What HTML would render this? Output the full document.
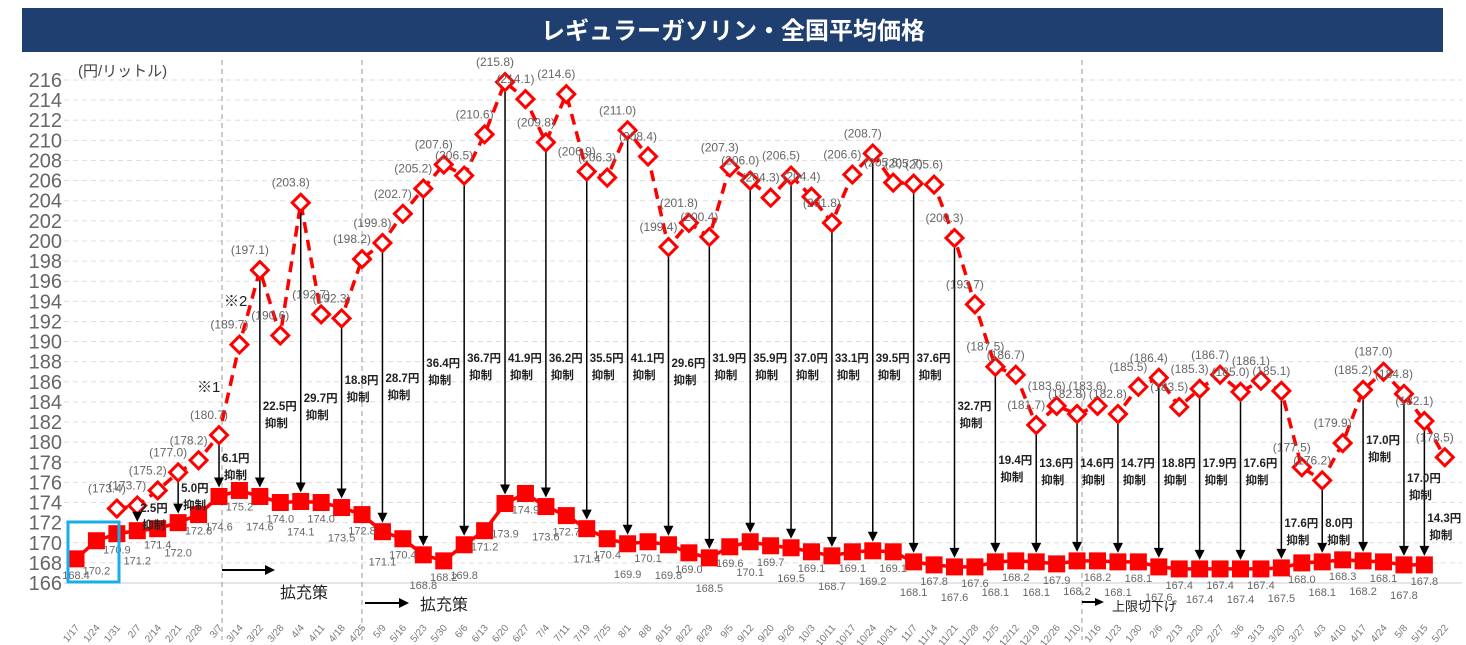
<!DOCTYPE html>
<html><head><meta charset="utf-8">
<style>
body{margin:0;background:#fff;}
svg{display:block;font-family:"Liberation Sans","Noto Sans CJK JP",sans-serif;}
</style></head>
<body>
<svg id="c" width="1466" height="645" viewBox="0 0 1466 645" xmlns="http://www.w3.org/2000/svg">
<rect x="22" y="8" width="1421" height="44" fill="#1f3f70"/>
<text x="733" y="39" text-anchor="middle" fill="#fff" font-size="24" font-weight="bold">レギュラーガソリン・全国平均価格</text>
<text x="78" y="76" fill="#444" font-size="15">(円/リットル)</text>
<g id="grid"></g>
<g id="ylabels"></g>
<g id="xlabels"></g>
<line x1="222" y1="60" x2="222" y2="640" stroke="#999" stroke-dasharray="5,4"/>
<line x1="362" y1="60" x2="362" y2="640" stroke="#999" stroke-dasharray="5,4"/>
<line x1="1082" y1="60" x2="1082" y2="640" stroke="#999" stroke-dasharray="5,4"/>
<g id="series"></g>
<g id="arrows"></g>
<g id="labels"></g>
<rect x="68" y="522" width="51" height="60" fill="none" stroke="#1aaee8" stroke-width="3"/>
<text x="197" y="392" font-size="15" fill="#222">※1</text>
<text x="224" y="306" font-size="15" fill="#222">※2</text>
<line x1="222" y1="570" x2="268" y2="570" stroke="#000" stroke-width="2"/>
<polygon points="275,570 265,565 265,575" fill="#000"/>
<text x="280" y="598" font-size="16" fill="#222">拡充策</text>
<line x1="365" y1="603" x2="402" y2="603" stroke="#000" stroke-width="2"/>
<polygon points="409,603 399,598 399,608" fill="#000"/>
<text x="420" y="610" font-size="16" fill="#222">拡充策</text>
<line x1="1082" y1="602" x2="1098" y2="602" stroke="#000" stroke-width="2"/>
<polygon points="1104,602 1095,598 1095,606" fill="#000"/>
<text x="1112" y="611" font-size="13" fill="#222">上限切下げ</text>
</svg>
<script>
const dates=["1/17","1/24","1/31","2/7","2/14","2/21","2/28","3/7","3/14","3/22","3/28","4/4","4/11","4/18","4/25","5/9","5/16","5/23","5/30","6/6","6/13","6/20","6/27","7/4","7/11","7/19","7/25","8/1","8/8","8/15","8/22","8/29","9/5","9/12","9/20","9/26","10/3","10/11","10/17","10/24","10/31","11/7","11/14","11/21","11/28","12/5","12/12","12/19","12/26","1/10","1/16","1/23","1/30","2/6","2/13","2/20","2/27","3/6","3/13","3/20","3/27","4/3","4/10","4/17","4/24","5/8","5/15","5/22"];
const actual=[168.4,170.2,170.9,171.2,171.4,172.0,172.8,174.6,175.2,174.6,174.0,174.1,174.0,173.5,172.8,171.1,170.4,168.8,168.2,169.8,171.2,173.9,174.9,173.6,172.7,171.4,170.4,169.9,170.1,169.8,169.0,168.5,169.6,170.1,169.7,169.5,169.1,168.7,169.1,169.2,169.1,168.1,167.8,167.6,167.6,168.1,168.2,168.1,167.9,168.2,168.2,168.1,168.1,167.6,167.4,167.4,167.4,167.4,167.4,167.5,168.0,168.1,168.3,168.2,168.1,167.8,167.8];
const noSubsidy=[null,null,173.4,173.7,175.2,177.0,178.2,180.7,189.7,197.1,190.6,203.8,192.7,192.3,198.2,199.8,202.7,205.2,207.6,206.5,210.6,215.8,214.1,209.8,214.6,206.9,206.3,211.0,208.4,199.4,201.8,200.4,207.3,206.0,204.3,206.5,204.4,201.8,206.6,208.7,205.8,205.7,205.6,200.3,193.7,187.5,186.7,181.7,183.6,182.8,183.6,182.8,185.5,186.4,183.5,185.3,186.7,185.0,186.1,185.1,177.5,176.2,179.9,185.2,187.0,184.8,182.1,178.5];
const arrowIdx=[3,5,7,9,11,13,15,17,19,21,23,25,27,29,31,33,35,37,39,41,43,45,47,49,51,53,55,57,59,61,63,65,66];
const suppress=[2.5,5.0,6.1,22.5,29.7,18.8,28.7,36.4,36.7,41.9,36.2,35.5,41.1,29.6,31.9,35.9,37.0,33.1,39.5,37.6,32.7,19.4,13.6,14.6,14.7,18.8,17.9,17.6,17.6,8.0,17.0,17.0,14.3];
const yTicks=[166,168,170,172,174,176,178,180,182,184,186,188,190,192,194,196,198,200,202,204,206,208,210,212,214,216];

const labelTop=[500,480,450,398,390,372,370,355,350,350,350,350,350,355,350,350,350,350,350,350,398,452,455,455,455,455,455,455,515,515,432,470,510];
const NS="http://www.w3.org/2000/svg";
const X=i=>76+i*20.43;
const Y=v=>583-(v-166)*10.06;
function mk(tag,attrs,parent,txt){const e=document.createElementNS(NS,tag);for(const k in attrs)e.setAttribute(k,attrs[k]);if(txt!==undefined)e.textContent=txt;document.getElementById(parent).appendChild(e);return e;}

yTicks.forEach(t=>{
  const g=mk('line',{x1:64,x2:1462,y1:Y(t),y2:Y(t),stroke:t===166?'#ccc':'#ddd','stroke-dasharray':t===166?'':'5,4'},'grid');
  
  
  const l=mk('text',{x:62,y:Y(t)+7,'text-anchor':'end','font-size':20,fill:'#666'},'ylabels',t);
  
  
});
dates.forEach((d,i)=>{
  const t=mk('text',{x:X(i)+4,y:628,'text-anchor':'end','font-size':10,fill:'#777',transform:`rotate(-50 ${X(i)+4} 628)`},'xlabels',d);
  
  
});
let pts=[];noSubsidy.forEach((v,i)=>{if(v!==null)pts.push(X(i)+','+Y(v));});
const dl=mk('polyline',{points:pts.join(' '),fill:'none',stroke:'#f00','stroke-width':3.5,'stroke-dasharray':'11,7'},'series');


const al=mk('polyline',{points:actual.map((v,i)=>X(i)+','+Y(v)).join(' '),fill:'none',stroke:'#f00','stroke-width':3.5},'series');


actual.forEach((v,i)=>{
  const s=mk('rect',{x:X(i)-8.5,y:Y(v)-8.5,width:17,height:17,fill:'#f00'},'series');
  
  
  const t=mk('text',{x:X(i),y:Y(v)+(i%2?34:20),'text-anchor':'middle','font-size':11,fill:'#666'},'labels',v.toFixed(1));
  
  
});
noSubsidy.forEach((v,i)=>{
  if(v===null)return;
  const d=mk('rect',{x:X(i)-6,y:Y(v)-6,width:12,height:12,fill:'#fff',stroke:'#f00','stroke-width':3,transform:`rotate(45 ${X(i)} ${Y(v)})`},'series');
  
  
  const t=mk('text',{x:X(i)-10,y:Y(v)-16,'text-anchor':'middle','font-size':12,fill:'#666'},'labels','('+v.toFixed(1)+')');
  
  
});
arrowIdx.forEach((idx,k)=>{
  const x=X(idx);
  const y1=Y(noSubsidy[idx])+10, y2=Y(actual[idx])-9;
  const ln=mk('line',{x1:x,x2:x,y1:y1,y2:y2-8,stroke:'#000','stroke-width':1.5},'arrows');
  
  
  const hd=mk('polygon',{points:`${x},${y2} ${x-5},${y2-10} ${x+5},${y2-10}`,fill:'#000'},'arrows');
  
  
  const ty=labelTop[k];
  const t1=mk('text',{x:x+3,y:ty+12,'font-size':11.5,'font-weight':'bold',fill:'#222'},'labels',suppress[k].toFixed(1)+'円');
  
  
  const t2=mk('text',{x:x+5,y:ty+29,'font-size':11.5,'font-weight':'bold',fill:'#222'},'labels','抑制');
  
  
});
</script>
</body></html>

○ ○ ○ ○ ○ ○ ○

# The problem
Pictures excluded, quote all the data above exactly.

# Response to this task
What HTML would render this? Output the full document.
<!DOCTYPE html>
<html><head><meta charset="utf-8">
<style>
body{margin:0;background:#fff;}
svg{display:block;font-family:"Liberation Sans","Noto Sans CJK JP",sans-serif;}
</style></head>
<body>
<svg id="c" width="1466" height="645" viewBox="0 0 1466 645" xmlns="http://www.w3.org/2000/svg">
<rect x="22" y="8" width="1421" height="44" fill="#1f3f70"/>
<text x="733" y="39" text-anchor="middle" fill="#fff" font-size="24" font-weight="bold">レギュラーガソリン・全国平均価格</text>
<text x="78" y="76" fill="#444" font-size="15">(円/リットル)</text>
<g id="grid"></g>
<g id="ylabels"></g>
<g id="xlabels"></g>
<line x1="222" y1="60" x2="222" y2="640" stroke="#999" stroke-dasharray="5,4"/>
<line x1="362" y1="60" x2="362" y2="640" stroke="#999" stroke-dasharray="5,4"/>
<line x1="1082" y1="60" x2="1082" y2="640" stroke="#999" stroke-dasharray="5,4"/>
<g id="series"></g>
<g id="arrows"></g>
<g id="labels"></g>
<rect x="68" y="522" width="51" height="60" fill="none" stroke="#1aaee8" stroke-width="3"/>
<text x="197" y="392" font-size="15" fill="#222">※1</text>
<text x="224" y="306" font-size="15" fill="#222">※2</text>
<line x1="222" y1="570" x2="268" y2="570" stroke="#000" stroke-width="2"/>
<polygon points="275,570 265,565 265,575" fill="#000"/>
<text x="280" y="598" font-size="16" fill="#222">拡充策</text>
<line x1="365" y1="603" x2="402" y2="603" stroke="#000" stroke-width="2"/>
<polygon points="409,603 399,598 399,608" fill="#000"/>
<text x="420" y="610" font-size="16" fill="#222">拡充策</text>
<line x1="1082" y1="602" x2="1098" y2="602" stroke="#000" stroke-width="2"/>
<polygon points="1104,602 1095,598 1095,606" fill="#000"/>
<text x="1112" y="611" font-size="13" fill="#222">上限切下げ</text>
</svg>
<script>
const dates=["1/17","1/24","1/31","2/7","2/14","2/21","2/28","3/7","3/14","3/22","3/28","4/4","4/11","4/18","4/25","5/9","5/16","5/23","5/30","6/6","6/13","6/20","6/27","7/4","7/11","7/19","7/25","8/1","8/8","8/15","8/22","8/29","9/5","9/12","9/20","9/26","10/3","10/11","10/17","10/24","10/31","11/7","11/14","11/21","11/28","12/5","12/12","12/19","12/26","1/10","1/16","1/23","1/30","2/6","2/13","2/20","2/27","3/6","3/13","3/20","3/27","4/3","4/10","4/17","4/24","5/8","5/15","5/22"];
const actual=[168.4,170.2,170.9,171.2,171.4,172.0,172.8,174.6,175.2,174.6,174.0,174.1,174.0,173.5,172.8,171.1,170.4,168.8,168.2,169.8,171.2,173.9,174.9,173.6,172.7,171.4,170.4,169.9,170.1,169.8,169.0,168.5,169.6,170.1,169.7,169.5,169.1,168.7,169.1,169.2,169.1,168.1,167.8,167.6,167.6,168.1,168.2,168.1,167.9,168.2,168.2,168.1,168.1,167.6,167.4,167.4,167.4,167.4,167.4,167.5,168.0,168.1,168.3,168.2,168.1,167.8,167.8];
const noSubsidy=[null,null,173.4,173.7,175.2,177.0,178.2,180.7,189.7,197.1,190.6,203.8,192.7,192.3,198.2,199.8,202.7,205.2,207.6,206.5,210.6,215.8,214.1,209.8,214.6,206.9,206.3,211.0,208.4,199.4,201.8,200.4,207.3,206.0,204.3,206.5,204.4,201.8,206.6,208.7,205.8,205.7,205.6,200.3,193.7,187.5,186.7,181.7,183.6,182.8,183.6,182.8,185.5,186.4,183.5,185.3,186.7,185.0,186.1,185.1,177.5,176.2,179.9,185.2,187.0,184.8,182.1,178.5];
const arrowIdx=[3,5,7,9,11,13,15,17,19,21,23,25,27,29,31,33,35,37,39,41,43,45,47,49,51,53,55,57,59,61,63,65,66];
const suppress=[2.5,5.0,6.1,22.5,29.7,18.8,28.7,36.4,36.7,41.9,36.2,35.5,41.1,29.6,31.9,35.9,37.0,33.1,39.5,37.6,32.7,19.4,13.6,14.6,14.7,18.8,17.9,17.6,17.6,8.0,17.0,17.0,14.3];
const yTicks=[166,168,170,172,174,176,178,180,182,184,186,188,190,192,194,196,198,200,202,204,206,208,210,212,214,216];

const labelTop=[500,480,450,398,390,372,370,355,350,350,350,350,350,355,350,350,350,350,350,350,398,452,455,455,455,455,455,455,515,515,432,470,510];
const NS="http://www.w3.org/2000/svg";
const X=i=>76+i*20.43;
const Y=v=>583-(v-166)*10.06;
function mk(tag,attrs,parent,txt){const e=document.createElementNS(NS,tag);for(const k in attrs)e.setAttribute(k,attrs[k]);if(txt!==undefined)e.textContent=txt;document.getElementById(parent).appendChild(e);return e;}

yTicks.forEach(t=>{
  const g=mk('line',{x1:64,x2:1462,y1:Y(t),y2:Y(t),stroke:t===166?'#ccc':'#ddd','stroke-dasharray':t===166?'':'5,4'},'grid');
  
  
  const l=mk('text',{x:62,y:Y(t)+7,'text-anchor':'end','font-size':20,fill:'#666'},'ylabels',t);
  
  
});
dates.forEach((d,i)=>{
  const t=mk('text',{x:X(i)+4,y:628,'text-anchor':'end','font-size':10,fill:'#777',transform:`rotate(-50 ${X(i)+4} 628)`},'xlabels',d);
  
  
});
let pts=[];noSubsidy.forEach((v,i)=>{if(v!==null)pts.push(X(i)+','+Y(v));});
const dl=mk('polyline',{points:pts.join(' '),fill:'none',stroke:'#f00','stroke-width':3.5,'stroke-dasharray':'11,7'},'series');


const al=mk('polyline',{points:actual.map((v,i)=>X(i)+','+Y(v)).join(' '),fill:'none',stroke:'#f00','stroke-width':3.5},'series');


actual.forEach((v,i)=>{
  const s=mk('rect',{x:X(i)-8.5,y:Y(v)-8.5,width:17,height:17,fill:'#f00'},'series');
  
  
  const t=mk('text',{x:X(i),y:Y(v)+(i%2?34:20),'text-anchor':'middle','font-size':11,fill:'#666'},'labels',v.toFixed(1));
  
  
});
noSubsidy.forEach((v,i)=>{
  if(v===null)return;
  const d=mk('rect',{x:X(i)-6,y:Y(v)-6,width:12,height:12,fill:'#fff',stroke:'#f00','stroke-width':3,transform:`rotate(45 ${X(i)} ${Y(v)})`},'series');
  
  
  const t=mk('text',{x:X(i)-10,y:Y(v)-16,'text-anchor':'middle','font-size':12,fill:'#666'},'labels','('+v.toFixed(1)+')');
  
  
});
arrowIdx.forEach((idx,k)=>{
  const x=X(idx);
  const y1=Y(noSubsidy[idx])+10, y2=Y(actual[idx])-9;
  const ln=mk('line',{x1:x,x2:x,y1:y1,y2:y2-8,stroke:'#000','stroke-width':1.5},'arrows');
  
  
  const hd=mk('polygon',{points:`${x},${y2} ${x-5},${y2-10} ${x+5},${y2-10}`,fill:'#000'},'arrows');
  
  
  const ty=labelTop[k];
  const t1=mk('text',{x:x+3,y:ty+12,'font-size':11.5,'font-weight':'bold',fill:'#222'},'labels',suppress[k].toFixed(1)+'円');
  
  
  const t2=mk('text',{x:x+5,y:ty+29,'font-size':11.5,'font-weight':'bold',fill:'#222'},'labels','抑制');
  
  
});
</script>
</body></html>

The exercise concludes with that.